While the tomatoes take their sweet time about ripening and the zucchinis vines lounge around like long-ago debutantes in their big yellow blooms, the basil has been coming on like gangbusters. Enough so that I could cut quite a bit and make pesto this weekend.
How do I make pesto? The very best "recipe" I ever read came out of the New York Times several years back. The reporters were on a hunt for the best in-house pesto on the menu of restaurants in the Hudson Valley. When they decided they had found the best (using such criteria as taste (of course), texture, and consistency), they asked the restauranteur if she would share her recipe. Absolutely, she said. She put basil leaves, olive oil, garlic, parmesan (or other) cheese, and pecans into a food processor and started it up. She would add more of any of those ingredients if she felt the batch needed it, and would throw in some salt and sometimes pepper.
That was it. She made pesto totally by feel and taste and sight. Did it look right? What did it taste like? Was something missing? What was the consistency? Was it pesto to her? If not, then she would add this or that of the basic ingredients to make what she wanted and expected her pesto to be.
I read that article and adopted her approach wholeheartedly. It has never failed me. As an extra bonus, my beloved Grandma Skatzes comes to mind when I make pesto. She was almost entirely deaf and had very little vision in her later years, so Grandma cooked by feel and by taste. Although she never tasted, let alone made, pesto in her life, Grandma would have understood the approach immediately.
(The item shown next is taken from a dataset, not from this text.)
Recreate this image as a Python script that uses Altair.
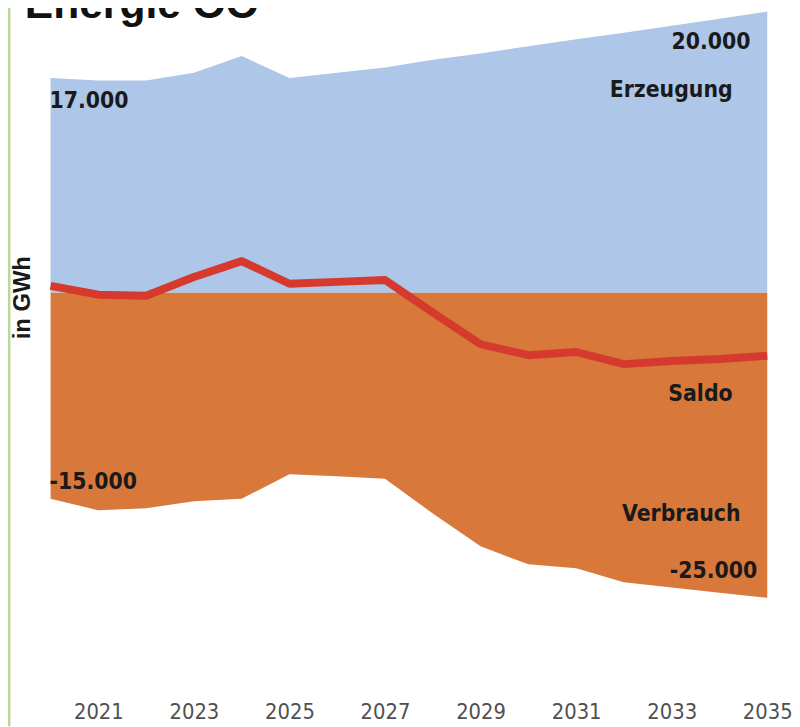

I gladly share my "recipe" when asked. The recipe always baffles the person asking for it. "So how much basil do I need?" As much as you want. "Well, how much olive oil?" Whatever it takes. Just trust the process and trust your senses. I think it is that last comment—just trust your senses—that throws the person off. Just trust my senses? What does that even mean?
Here is my weekend adventure in three abbreviated steps.
Cut and wash the basil:
Throw everything in the food processor and hit the start button:
There will be more pesto making in the weeks ahead. In the late summer, I will let the basil go to flower (I have already been nipping buds off with my fingers) so the bees can enjoy them.
And one of those days, one of those tomatoes will ripen!
2 comments:
I make pesto by "feel", but have only used walnuts, pistachios and very rarely pine nuts. I look forward to trying pecans. Who knew?
Laurie, who knew indeed? Love that you make it by feel too!